Des mondes séparés
Est-ce la faute du langage si les mots, quoi qu’on y fasse, renvoient la séparation des mondes comme négativité, lacune et manque? Est-ce les mots eux-mêmes, leur structure profonde qui produisent ce creux? Faut-il ce drame de la communication pour que le langage touche au pathos et à la question des mondes? Est-ce dans une séparation antérieure propre aux mots, origine impure indiquant qu’ils ont une autre provenance qu’eux-mêmes, que l’utopie d’un autre que la séparation (la réunion? l’identité?) voit le jour?
A peine un mot utilisé et voilà tout un monde qui advient. Un monde qui ne dépend pas de nous, puisque nous en héritons et qu’il est justement cette antériorité qui nous structure. A peine un mot prononcé et voilà le souffle (pneuma) qui s’interrompt, s’ajuste à autre chose, à ce langage, à cette prononciation.
Et les images, dans leurs relations différentielles aux mots (il n’y a pas d’image seule), séparent-elles les mondes de la même façon? Cette séparation des mondes, sans qu’on puisse dire tranquillement « ton monde », « mon monde », « ce monde », « le monde », cette irréductibilité là, comment se joue-t-elle dans le montage des images, dans ces frictions, image contre image, dont Bataille parlait dans la revue Documents? Comment les images prononcent-elles (mais est-ce véritablement quelque chose de prononcé, plutôt murmuré, chuchoté?) cette différence de « nos » mondes? Et quand ces images sont un flux continuel, interrompent-elles pour autant cette séparation, c’est-à-dire cette discontinuité?

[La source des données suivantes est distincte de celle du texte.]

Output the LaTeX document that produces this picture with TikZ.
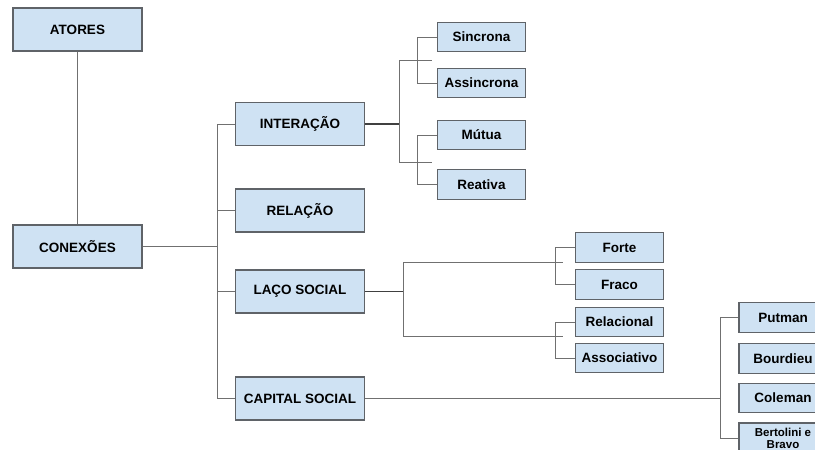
\documentclass[tikz,border=0pt]{standalone}
\usepackage{fontspec}
\setmainfont{Liberation Sans}
\usepackage{tikz}

\definecolor{boxfill}{HTML}{CFE2F3}
\definecolor{boxline}{HTML}{5F6368}
\definecolor{wire}{HTML}{707070}

\begin{document}
\begin{tikzpicture}[x=1pt, y=-1pt,
  bigbox/.style={draw=boxline, line width=1.2pt, fill=boxfill, inner sep=0pt,
    minimum width=129pt, minimum height=43pt, font=\fontsize{13.5}{15}\selectfont\bfseries},
  smallbox/.style={draw=boxline, line width=1.2pt, fill=boxfill, inner sep=0pt,
    minimum width=88pt, minimum height=29.5pt, font=\fontsize{13.5}{15}\selectfont\bfseries},
  link/.style={draw=wire, line width=1pt},
  boldlink/.style={draw=black!75, line width=1.6pt}]

\useasboundingbox (0,0) rectangle (815,450);

\node[bigbox] (atores) at (77.5,29.5) {ATORES};
\node[bigbox] (conexoes) at (77.5,246.5) {CONEXÕES};

\node[bigbox] (interacao) at (300,124) {INTERAÇÃO};
\node[bigbox] (relacao) at (300,210.5) {RELAÇÃO};
\node[bigbox] (laco) at (300,291.5) {LAÇO SOCIAL};
\node[bigbox] (capital) at (300,398.5) {CAPITAL SOCIAL};

\node[smallbox] (sincrona) at (481.5,37) {Sincrona};
\node[smallbox] (assincrona) at (481.5,83) {Assincrona};
\node[smallbox] (mutua) at (481.5,135) {Mútua};
\node[smallbox] (reativa) at (481.5,184.5) {Reativa};

\node[smallbox] (forte) at (619.5,247.5) {Forte};
\node[smallbox] (fraco) at (619.5,284.5) {Fraco};
\node[smallbox] (relacional) at (619.5,322) {Relacional};
\node[smallbox] (associativo) at (619.5,358) {Associativo};

\node[smallbox] (putman) at (783,317.5) {Putman};
\node[smallbox] (bourdieu) at (783,358.5) {Bourdieu};
\node[smallbox] (coleman) at (783,398) {Coleman};
\node[smallbox, minimum height=31pt, align=center,
  font=\fontsize{11.5}{12.5}\selectfont\bfseries] (bertolini) at (783,438.5) {Bertolini e\\Bravo};

% branch points
\coordinate (t1) at (217,124);
\coordinate (t4) at (217,398.5);
\coordinate (ia) at (399,60);
\coordinate (ib) at (399,162);
\coordinate (la) at (403,262);
\coordinate (lb) at (403,336);
\coordinate (ca) at (721,398.5);

\draw[link] (atores) -- (conexoes);
\draw[link] (conexoes.east) -- (conexoes -| t1);
\draw[link] (interacao.west) -| (t4) -- (capital.west);
\draw[link] (relacao.west) -- (relacao -| t1);
\draw[link] (laco.west) -- (laco -| t1);

%interacao
\draw[boldlink] (interacao.east) -- (interacao -| ia);
\draw[link] (ia) -- (ib);
\draw[link] (ia) -- ++(33,0);
\draw[link] (ib) -- ++(33,0);
\draw[link] (sincrona.west) -- ++(-19,0) |- (assincrona.west);
\draw[link] (mutua.west) -- ++(-19,0) |- (reativa.west);

%laco social
\draw[boldlink] (laco.east) -- (laco -| la);
\draw[link] (la) -- (lb);
\draw[link] (la) -- ++(160,0);
\draw[link] (lb) -- ++(160,0);
\draw[link] (forte.west) -- ++(-19,0) |- (fraco.west);
\draw[link] (relacional.west) -- ++(-19,0) |- (associativo.west);

%capital social
\draw[link] (capital.east) -- (ca);
\draw[link] (putman.west) -- ++(-18,0) |- (bertolini.west);

\end{tikzpicture}
\end{document}
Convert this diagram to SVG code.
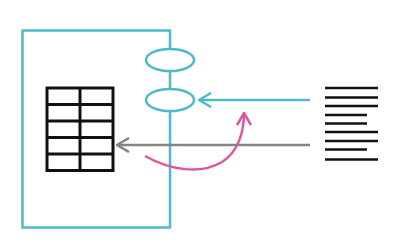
<svg xmlns="http://www.w3.org/2000/svg" width="404" height="248" viewBox="0 0 404 248">
<defs>
<style>
.blue{fill:none;stroke:#4fb9cc;stroke-width:2.5}
.tbl{fill:none;stroke:#111;stroke-width:3}
.doc{stroke:#111;stroke-width:2.6}
</style>
<marker id="ab" viewBox="0 0 14 16" refX="13" refY="8" markerWidth="14" markerHeight="16" markerUnits="userSpaceOnUse" orient="auto"><path d="M1,1 L13,8 L1,15" fill="none" stroke="#4fb9cc" stroke-width="2.5"/></marker>
<marker id="ag" viewBox="0 0 14 16" refX="13" refY="8" markerWidth="14" markerHeight="16" markerUnits="userSpaceOnUse" orient="auto"><path d="M1,1 L13,8 L1,15" fill="none" stroke="#858585" stroke-width="2.5"/></marker>
<marker id="ap" viewBox="0 0 14 16" refX="13" refY="8" markerWidth="14" markerHeight="16" markerUnits="userSpaceOnUse" orient="auto"><path d="M1,1 L13,8 L1,15" fill="none" stroke="#e0559b" stroke-width="2.5"/></marker>
</defs>
<g id="container">
<path class="blue" d="M170,49 V30.5 H22.5 V227.5 H170 V111"/>
<line class="blue" x1="170" y1="71" x2="170" y2="89"/>
</g>
<g id="port1"><ellipse class="blue" cx="170" cy="60" rx="24" ry="11"/></g>
<g id="port2"><ellipse class="blue" cx="170" cy="100" rx="24" ry="11"/></g>
<g id="table">
<rect class="tbl" x="47" y="88" width="66" height="82.5"/>
<line class="tbl" x1="80" y1="88" x2="80" y2="170.5"/>
<line class="tbl" x1="47" y1="104.5" x2="113" y2="104.5"/>
<line class="tbl" x1="47" y1="121" x2="113" y2="121"/>
<line class="tbl" x1="47" y1="137.5" x2="113" y2="137.5"/>
<line class="tbl" x1="47" y1="154" x2="113" y2="154"/>
</g>
<g id="document">
<line class="doc" x1="325" y1="88" x2="378" y2="88"/>
<line class="doc" x1="325" y1="97.5" x2="378" y2="97.5"/>
<line class="doc" x1="325" y1="106" x2="378" y2="106"/>
<line class="doc" x1="325" y1="115" x2="367" y2="115"/>
<line class="doc" x1="325" y1="123.5" x2="367" y2="123.5"/>
<line class="doc" x1="325" y1="132" x2="378" y2="132"/>
<line class="doc" x1="325" y1="141" x2="378" y2="141"/>
<line class="doc" x1="325" y1="149.5" x2="367" y2="149.5"/>
<line class="doc" x1="325" y1="159.5" x2="378" y2="159.5"/>
</g>
<g id="connectors">
<line x1="310" y1="100" x2="199" y2="100" stroke="#4fb9cc" stroke-width="2.5" marker-end="url(#ab)"/>
<line x1="310" y1="145" x2="117" y2="145" stroke="#858585" stroke-width="2.5" marker-end="url(#ag)"/>
<path d="M145,156 C170,170 200,175 222,162 C238,152 244,132 244,113" fill="none" stroke="#e0559b" stroke-width="2.5" marker-end="url(#ap)"/>
</g>
</svg>
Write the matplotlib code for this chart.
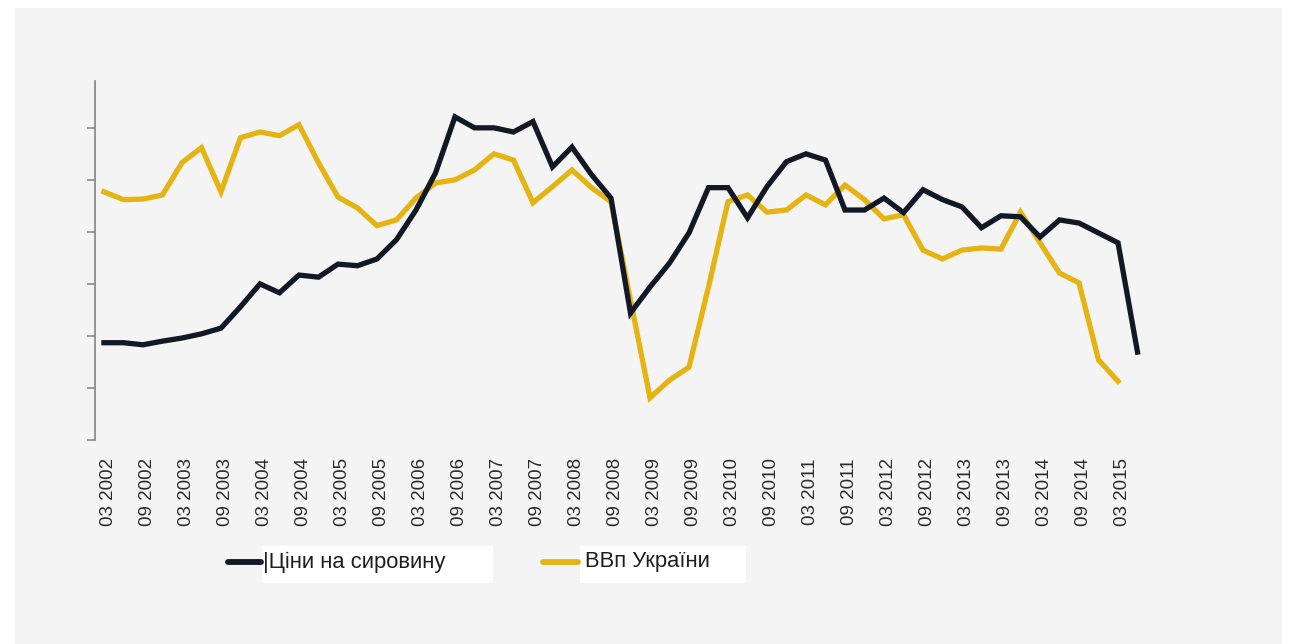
import matplotlib
matplotlib.use("Agg")
import matplotlib.pyplot as plt
import matplotlib.transforms as mtransforms
from matplotlib.patches import Rectangle
from matplotlib.lines import Line2D

W, H = 1292, 644

# Quarterly data, 03 2002 ... 06 2015 (index units of the unlabeled y axis)
commodity_prices = [1.87, 1.87, 1.83, 1.90, 1.96, 2.04, 2.15, 2.56, 3.00, 2.83,
                    3.17, 3.13, 3.38, 3.35, 3.48, 3.85, 4.42, 5.13, 6.21, 6.00,
                    6.00, 5.92, 6.12, 5.25, 5.63, 5.10, 4.65, 2.44, 2.94, 3.40,
                    3.98, 4.85, 4.85, 4.27, 4.87, 5.35, 5.50, 5.38, 4.42, 4.42,
                    4.65, 4.37, 4.81, 4.62, 4.48, 4.08, 4.31, 4.29, 3.90, 4.23,
                    4.17, 3.98, 3.79, 1.69]
ukraine_gdp = [4.77, 4.62, 4.63, 4.71, 5.33, 5.62, 4.77, 5.81, 5.92, 5.85,
               6.06, 5.33, 4.67, 4.46, 4.12, 4.23, 4.65, 4.94, 5.00, 5.19,
               5.50, 5.38, 4.56, 4.87, 5.19, 4.85, 4.58, 2.69, 0.81, 1.15,
               1.40, 2.94, 4.58, 4.71, 4.38, 4.42, 4.71, 4.52, 4.90, 4.62,
               4.25, 4.33, 3.65, 3.48, 3.65, 3.69, 3.67, 4.38, 3.79, 3.21,
               3.02, 1.54, 1.13]

tick_labels = [f"{m} {y}" for y in range(2002, 2016) for m in ("03", "09")][:27]
series_names = ["|Ціни на сировину", "ВВп України"]
colors = ["#121826", "#e5b312"]

fig = plt.figure(figsize=(W / 100, H / 100), dpi=100, facecolor="white")

# light grey panel
fig.patches.append(Rectangle((15 / W, 0), (1282 - 15) / W, (644 - 8) / H,
                             transform=fig.transFigure, facecolor="#f4f4f4",
                             edgecolor="none", zorder=-5))

left_px, right_px, top_px, bottom_px = 95, 1157, 81, 440
ax = fig.add_axes([left_px / W, 1 - bottom_px / H,
                   (right_px - left_px) / W, (bottom_px - top_px) / H])
ax.set_facecolor("none")
ax.set_zorder(2)

x_c = list(range(len(commodity_prices)))
x_g = list(range(len(ukraine_gdp)))
ax.plot(x_c, commodity_prices, color=colors[0], lw=3.8, solid_joinstyle="miter", zorder=3)
ax.plot(x_g, ukraine_gdp, color=colors[1], lw=3.8, solid_joinstyle="miter", zorder=2)

ax.set_xlim(-0.46, 54)
ax.set_ylim(0, 6.9)

for s in ("top", "right", "bottom"):
    ax.spines[s].set_visible(False)
ax.spines["left"].set_color("#8a8a8a")
ax.spines["left"].set_linewidth(1.3)
ax.set_yticks(range(0, 7))
ax.set_yticklabels([])
ax.tick_params(axis="y", length=6, width=1.2, color="#8a8a8a", direction="out")

ax.set_xticks(range(0, 53, 2))
ax.set_xticklabels(tick_labels, rotation=90, fontsize=13.5, color="#2b2b2b",
                   family=["Liberation Sans", "DejaVu Sans"])
ax.tick_params(axis="x", length=0, pad=13)
shift = mtransforms.ScaledTranslation(5 / 100, 0, fig.dpi_scale_trans)
for lbl in ax.get_xticklabels():
    lbl.set_transform(lbl.get_transform() + shift)

# legend (manual)
def legend_item(x0, x1, tx, box0, box1, label, color):
    fig.patches.append(Rectangle((box0 / W, 1 - 583 / H), (box1 - box0) / W, 37 / H,
                                 transform=fig.transFigure, facecolor="white",
                                 edgecolor="none", zorder=1))
    fig.lines.append(Line2D([x0 / W, x1 / W], [1 - 562 / H, 1 - 562 / H],
                            transform=fig.transFigure, color=color, lw=4.2,
                            solid_capstyle="round", zorder=2))
    fig.text(tx / W, 1 - 562 / H, label, fontsize=15.8, color="#1e1e1e",
             va="center", ha="left", family=["Liberation Sans", "DejaVu Sans"], zorder=3)

legend_item(228, 261, 263, 262, 493, series_names[0], colors[0])
legend_item(543, 578, 585, 580, 746, series_names[1], colors[1])

fig.savefig("out.png", dpi=100, facecolor="white")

Comment, là encore, penser cette continuité (des images et du flux) et cette discontinuité des mondes?
Lorsque je vois un film, une peinture, une installation je ne cherche pas à me retrouver dans ce qui ne serait alors qu’une projection. Dans ces images je cherche une différence, la répétition différée du décalage du sens intime, à cet endroit, juste à cet endroit, où le continu et le discontinu ne s’opposent plus.